There is no doubt that Ben Bernanke can inflate the commodity bubble and at the same time let some of the air out. Ben Bernanke has somewhat disappointed commodity bulls by not being more forthcoming about the size and the scope of the next round of quantitative easing. While today the Wall Street Journal is raising legitimate concerns about the potential backlash from his policies because of rising commodity prices and the surge of investments in some emerging markets.
The Wall Street Journal writes, "The Federal Reserve's latest effort to juice the U.S. economy is making many investors in emerging-market and commodity-producing nations confident the rally has longer to run. Others see trouble ahead, concerned too many investors are jumping into the rally and that these markets can't keep raising if the U.S. economy stays sluggish. Already this year a record $60 billion has gone into emerging-market stock and bond funds... and investors expect another $500 Billion..."
The question becomes what will happen if investors all run for the exits at the same time. Commodity inflation is now thought to be desirable for the Fed and in the short run could have diminishing returns to the commodity producing nations, if demand is impacted. OPEC is already complaining that a weak dollar is pressuring them to continue to juice prices if they can, and there seems to be this uneasy sense of invulnerability for the prospects in the Chinese economy.

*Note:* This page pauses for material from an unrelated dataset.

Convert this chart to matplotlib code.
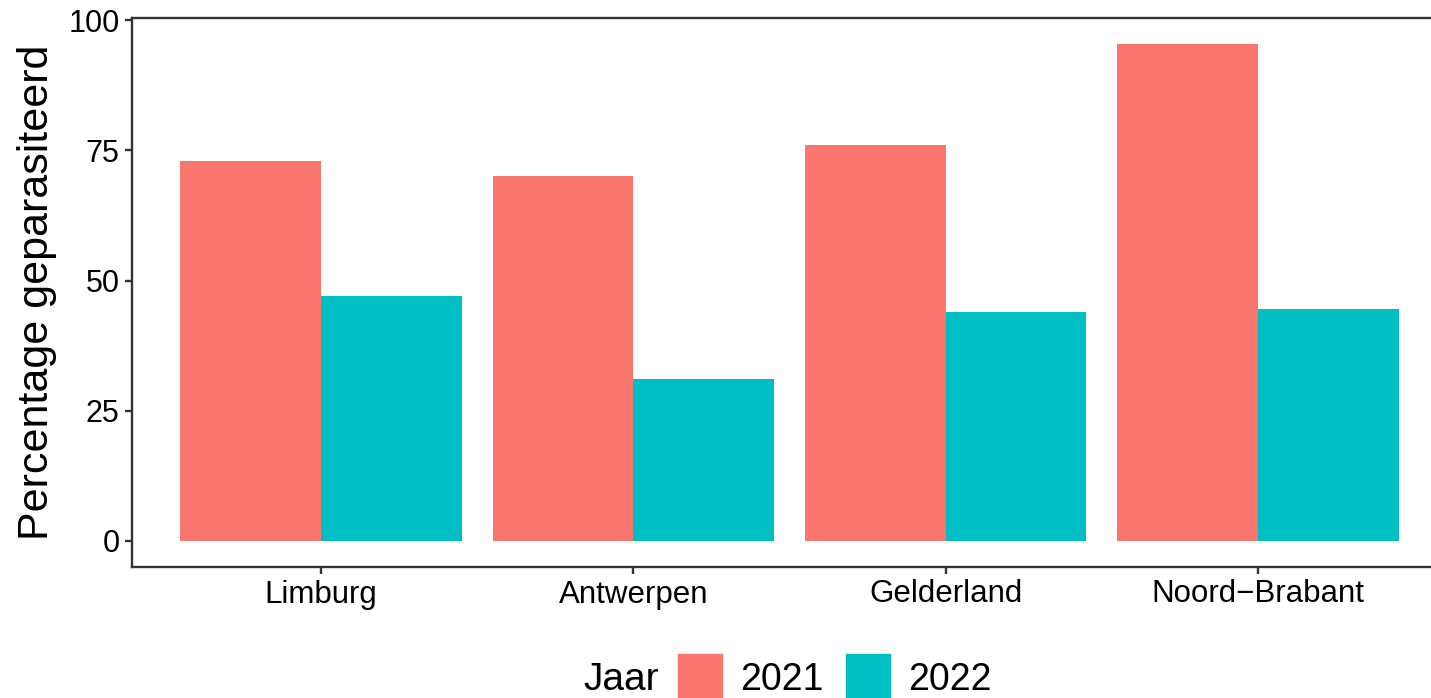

While we saw record imports of Chinese Crude last month it seems now, according to Dow Jones, that the Asia fuel oil crack spreads are narrowing as crude prices decline; contango in November/December 180-cst swaps narrows from last week to around $3.50/ton; December/January around $3.25/ton in contango. Fuel oil fundamentals remain bearish as supply outweighs demand but spreads could improve if lower outright prices spur some fresh buying, traders say. Asia bunkers mostly lower; demand average and likely to improve this week with buyers expecting prices to fall further.
Will QE work or will it backfire? The Wall Street Journal says that economists and strategists are convinced that more bond buying by the Fed may keep yields low but many doubt it will fix the economy.